Türkiye'nin güçlü liderliğin getirdiği siyasi istikrar ve sağlam ekonomik altyapısı sayesinde, dev enerji projeleri için istikrarlı ve güven veren bir partner olarak öne çıktığını dile getiren Dönmez, şöyle konuştu: "AB ve Rusya’nın anlaşması halinde TürkAkım projesinin Avrupa’ya uzanması, Doğu Akdeniz gazının en uygun maliyetle taşınması, Hazar bölgesindeki ülkelerin mevcut boru hatlarına entegre edilmesi, Kuzey Irak gazının uluslararası piyasalara açılması gibi Avrupa enerji arz güvenliğine nefes aldıracak projelerin en güvenli anahtar ülkesi hiç tartışmasız müttefik Türkiye’dir. Büyük bir hevesle başlayan ancak sonu hüsranla biten NABUCCO bunun hafızalardaki en taze örneği. Ölü doğan NABUCCO yerine, Türkiye inisiyatif alarak Avrupa’nın arz güvenliğine katkıda bulunacak TANAP’ın hayata geçmesine ön ayak oldu. TANAP gibi dev bir projenin erteleme olmadan zamanında bitmesi Türkiye’nin ne kadar istikrarlı ve güvenli olduğunun bir göstergesidir. İleriki dönemlerde TAP’a entegre edilecek TANAP, doğal gaz tedariğinde bağımlılık sarmalından kurtulmak isteyen AB için kaynak ülke ve güzergah çeşitliliğinin sağlanması yönünden önemli bir rol üstlenecektir."
Yol haritası
Bu yol haritasında, iki ülkenin kamu ve özel sektörünün enerji alanında iş birliği yapabileceği alanlara ve odaklanabileceği projelere yer verildiğini anlatan Dönmez, şunları kaydetti: "Yol haritasında belirlenen iş birliği konularının Türk ve Alman özel sektörünün de katkılarıyla somut iş birliklerine dönüştürülebilmesi için dört çalışma grubu oluşturuldu. Bu çalışma gruplarının faaliyet alanları içinde hem Türkiye’nin hem de Almanya’nın büyük önem verdiği yenilenebilir enerji ve enerji verimliliği başta olmak üzere enerji altyapısı ve sektör eşleşmesi ile elektrik ve doğal gaz piyasalarındaki düzenlemeler yer almaktadır. Forumun öğleden sonraki oturumunda, söz konusu çalışma gruplarının çalışmalarının sonuçlarını özel sektör temsilcilerimizle de paylaşması planlanmaktadır. Belirlenen yol haritasının ve oluşturulan çalışma gruplarının, ülkelerimiz arasındaki enerji iş birliğinin doğru yönde gelişmesine ve somut projelerin ortaya çıkarılmasına vesile olacağına inanıyorum.
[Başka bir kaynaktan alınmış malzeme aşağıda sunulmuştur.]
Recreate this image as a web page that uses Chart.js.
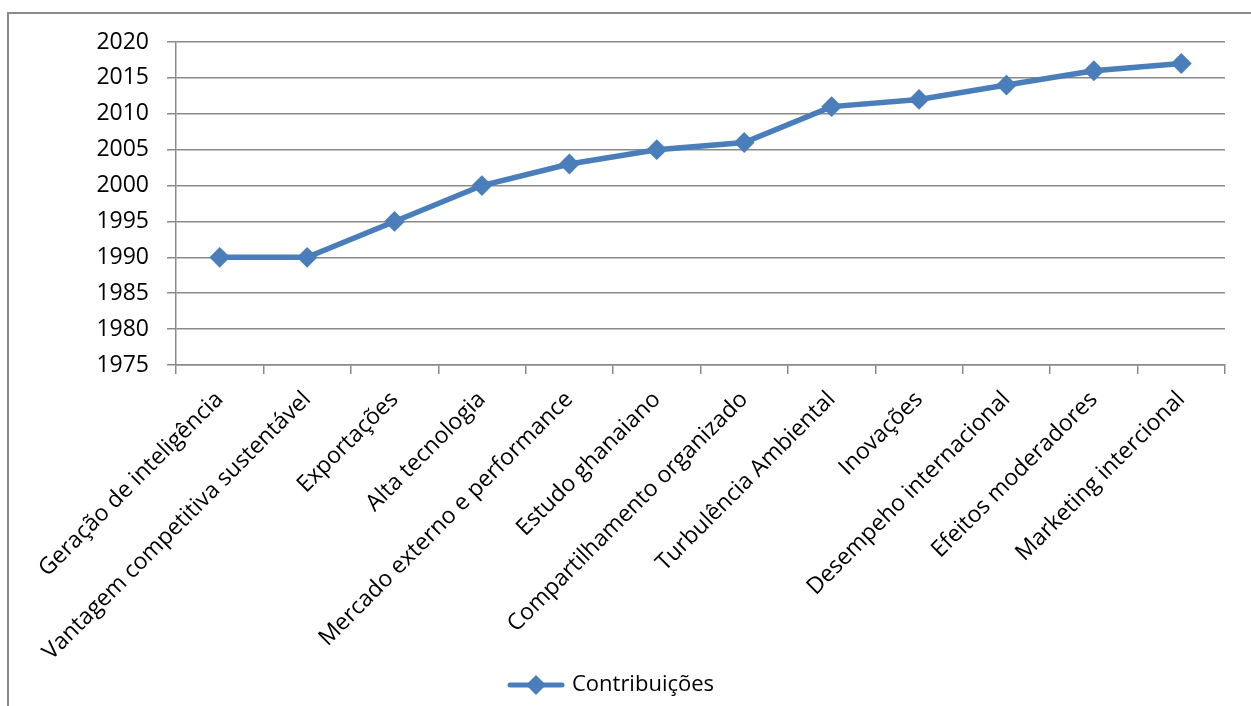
<!DOCTYPE html>
<html>
<head>
<meta charset="utf-8">
<script src="https://cdn.jsdelivr.net/npm/chart.js@4"></script>
<style>
  html, body { margin: 0; padding: 0; background: #fff; overflow: hidden; }
  #frame { position: absolute; left: 7px; top: 12px; width: 1400px; height: 800px;
           border-left: 2px solid #8a8a8a; border-top: 2px solid #8a8a8a; }
  #wrap { position: absolute; left: 0; top: 0; width: 1251px; height: 706px; }
</style>
</head>
<body>
<div id="frame"></div>
<div id="wrap"><canvas id="grafico"></canvas></div>
<script>
// categorias e valores
const categorias = [
  'Geração de inteligência',
  'Vantagem competitiva sustentável',
  'Exportações',
  'Alta tecnologia',
  'Mercado externo e performance',
  'Estudo ghanaiano',
  'Compartilhamento organizado',
  'Turbulência Ambiental',
  'Inovações',
  'Desempeho internacional',
  'Efeitos moderadores',
  'Marketing intercional'
];
const contribuicoes = [1990, 1990, 1995, 2000, 2003, 2005, 2006, 2011, 2012, 2014, 2016, 2017];
const eixoY = { min: 1975, max: 2020, passo: 5 };

const azul = '#4A7EBB';
const cinza = '#8a8a8a';
const fonte = "'Open Sans', sans-serif";

// ícone da legenda: linha com losango
const icone = document.createElement('canvas');
icone.width = 58; icone.height = 24;
const ic = icone.getContext('2d');
ic.strokeStyle = azul; ic.lineWidth = 5; ic.lineCap = 'round';
ic.beginPath(); ic.moveTo(3, 12); ic.lineTo(55, 12); ic.stroke();
ic.fillStyle = azul;
ic.beginPath(); ic.moveTo(29, 2); ic.lineTo(39, 12); ic.lineTo(29, 22); ic.lineTo(19, 12); ic.closePath(); ic.fill();

const ctx = document.getElementById('grafico');

new Chart(ctx, {
  type: 'line',
  data: {
    labels: categorias,
    datasets: [{
      label: 'Contribuições',
      data: contribuicoes,
      borderColor: azul,
      backgroundColor: azul,
      borderWidth: 5.5,
      tension: 0,
      pointStyle: 'rectRot',
      pointRadius: 9,
      pointBorderWidth: 2,
      pointBackgroundColor: azul,
      pointBorderColor: azul
    }]
  },
  options: {
    responsive: true,
    maintainAspectRatio: false,
    animation: false,
    layout: { padding: { top: 42, right: 26, left: 0, bottom: 0 } },
    plugins: {
      tooltip: { enabled: false },
      legend: {
        position: 'bottom',
        labels: {
          usePointStyle: true,
          pointStyle: icone,
          pointStyleWidth: 50,
          color: '#000',
          padding: 10,
          font: { family: fonte, size: 22 },
          generateLabels: (chart) => [{
            text: 'Contribuições',
            pointStyle: icone,
            fillStyle: azul,
            strokeStyle: azul,
            lineWidth: 0,
            datasetIndex: 0
          }]
        }
      }
    },
    scales: {
      x: {
        offset: true,
        grid: { offset: true, drawOnChartArea: false, drawTicks: true, tickLength: 9, color: cinza, lineWidth: 1.5 },
        border: { color: cinza, width: 1.5 },
        ticks: {
          color: '#000', minRotation: 45, maxRotation: 45, autoSkip: false, padding: 12,
          font: { family: fonte, size: 23 }
        },
        afterFit: (scale) => { scale.height = 299; }
      },
      y: {
        min: eixoY.min, max: eixoY.max,
        grid: { color: cinza, lineWidth: 1.5, tickLength: 9 },
        border: { color: cinza, width: 1.5 },
        ticks: {
          stepSize: eixoY.passo, color: '#000', padding: 18,
          font: { family: fonte, size: 23 },
          callback: (v) => String(v)
        },
        afterFit: (scale) => { scale.width = 176; }
      }
    }
  }
});
</script>
</body>
</html>
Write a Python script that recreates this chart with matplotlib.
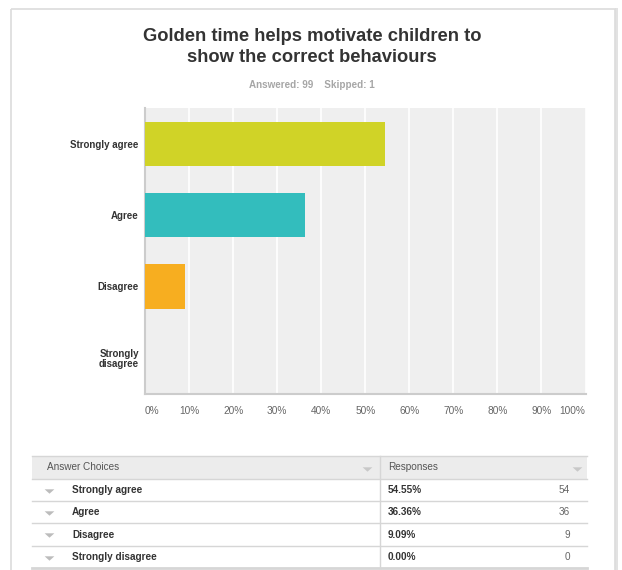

Önümüzdeki süreçte iki ülke arasında enerji alanındaki iş birliği potansiyelinin hızlıca hayata geçirilmesi amacıyla bugün değerli meslektaşım Altmaier ile bir niyet mektubu imzalayacağız. Bu niyet mektubunda yer alan iş birliği alanlarında çalışmalarımızı süratle ve sonuç odaklı devam ettirerek, halihazırda belirli bir seviyeye ulaşmış olan ikili iş birliğimizi daha da geliştireceğimize yürekten inanıyorum. Türk-Alman ilişkileri vizyon üreten, gerçekçi ve kazan-kazan anlayışıyla zaman içinde bütün krizleri fırsata çeviren bir refleks geliştirmiştir. Sağduyulu ve önyargılardan uzak bir yaklaşımla, karşılıklı güven ve anlayış çerçevesinde atacağımız adımlarla iki ülke arasındaki ilişkiler eminim ki çok daha parlak bir noktaya gelecek."